With over 80 percent of data breaches resulting from compromised passwords, biometric authentication systems emerge as a solution to avoid multimillion-dollar losses, hefty fines and burdensome management of multiple complex passwords. ImageWare’s David Harding discusses.
Passwords don’t work anymore; in fact, they never have. The first record of a password being used was in 413 BC. The Greek army used memorized secrets for identity confirmation and access to private information; however, this initiative failed. The compromised passwords were one of the reasons the Greeks were slaughtered at the Battle of Syracuse. Over 2,000 years later, humankind still uses the same flawed technique to protect themselves.
The biggest misconception with data security is the notion of how hacks happen. We have a Hollywood-driven idea that hackers are extremely computer-savvy individuals in dark rooms using state-of-the-art technology to access information by penetrating through firewalls and other cybersecurity defenses. The actual process is much simpler: All an attacker needs to do is compromise a password. It could be anything from a sticky note with the password written down, a data breach at another company exposing previously used login credentials, passwords being shared by multiple users, and so on.
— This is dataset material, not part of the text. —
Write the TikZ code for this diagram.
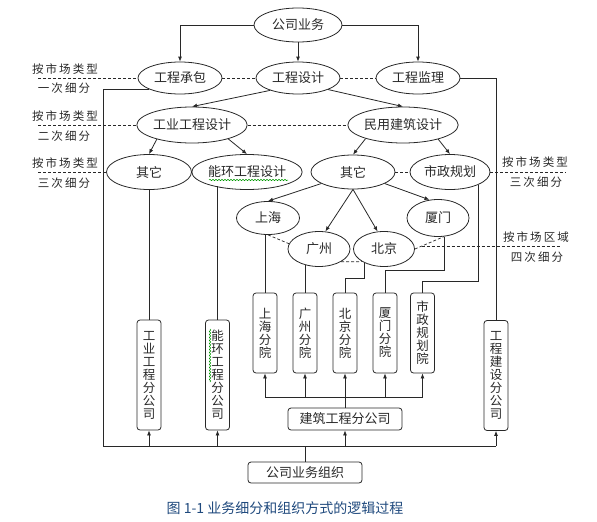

According to the 2017 Verizon Data Breach Investigation Report, over 81 percent of data breaches resulted from stolen or compromised passwords. So, why hasn’t this ancient practice evolved to a more secure, unbreachable method? Well, now it has.
Biometric identity authentication is the evolution away from passwords. The process relies on analyzing unique biometric data to identify and authenticate the user. This solution is far superior to passwords, as the user does not need to remember or protect a unique set of characters and numbers; the user is the password.
Companies are embracing biometric authentication systems for two main reasons:
As stated previously, over 80 percent of breaches happen due to a compromised password, and these breaches are expensive. In 2018, the average cost for an organization that has suffered a data breach was $7.91 million. The loss column is not filled only with dollar signs; high-level jobs have been lost as well. Some noteworthy examples are former Target CEO, Gregg Steinhafel; former Sony Pictures CEO, Amy Pascal; and former Utah Department of Technology Services CIO, Stephen Fletcher – all were forced to resign after their systems were hacked. As illustrated, data breaches have evolved from being an IT problem to an executive boardroom discussion.
The requirements for passwords have increased in an attempt to strengthen them. However, it is impossible to remember dozens of complex passwords that require upper- and lower-case characters, numbers, symbols, inspiring messages and hieroglyphs. Biometrics simplify this process tremendously by using a person’s very own traits as their password. Additionally, biometrics might be a corporations’ helping hand against strict legislation.
In the United States, very little legislation regulating cybersecurity and data breaches exist in comparison to Europe. GDPR’s new set of rules puts the burden of data and privacy protection on the companies collecting the data. Big companies are already being sued and potentially fined. Most recent cases include Marriott and British Airways, with potential fines of $123 million and $230 million respectively. In both cases, the penalties are due to poor handling of customers’ data.
In the U.S., the most notorious case has been Equifax’s data breach, which exposed extremely sensitive information of over 15 million people, including knowledge-based authentication questions (such as what street you grew up on or the name of your kindergarten teacher). One of the defenses hackers went through to complete this breach was, not surprisingly, an easy-to-guess password. Equifax’s data breach illustrates why biometrics have not been implemented more widely: Companies think they will never be the next victim. It is like texting and driving: we know the risks and hear of fatal crashes, but some still choose to do it. Since the pain has not been felt directly, the consequences seem foreign.
The additional expense of a biometric authentication system, coupled with the perceived complexity of deploying such a solution (many solutions are turnkey and implemented in a matter of minutes), might feel like too big of an investment since most companies believe breaches will never happen to them. However, with 49 percent of businesses suffering data breaches in 2016 and the potential of GDPR’s hefty fines, biometrics is moving from a nice-to-have system to an essential security pillar of every company.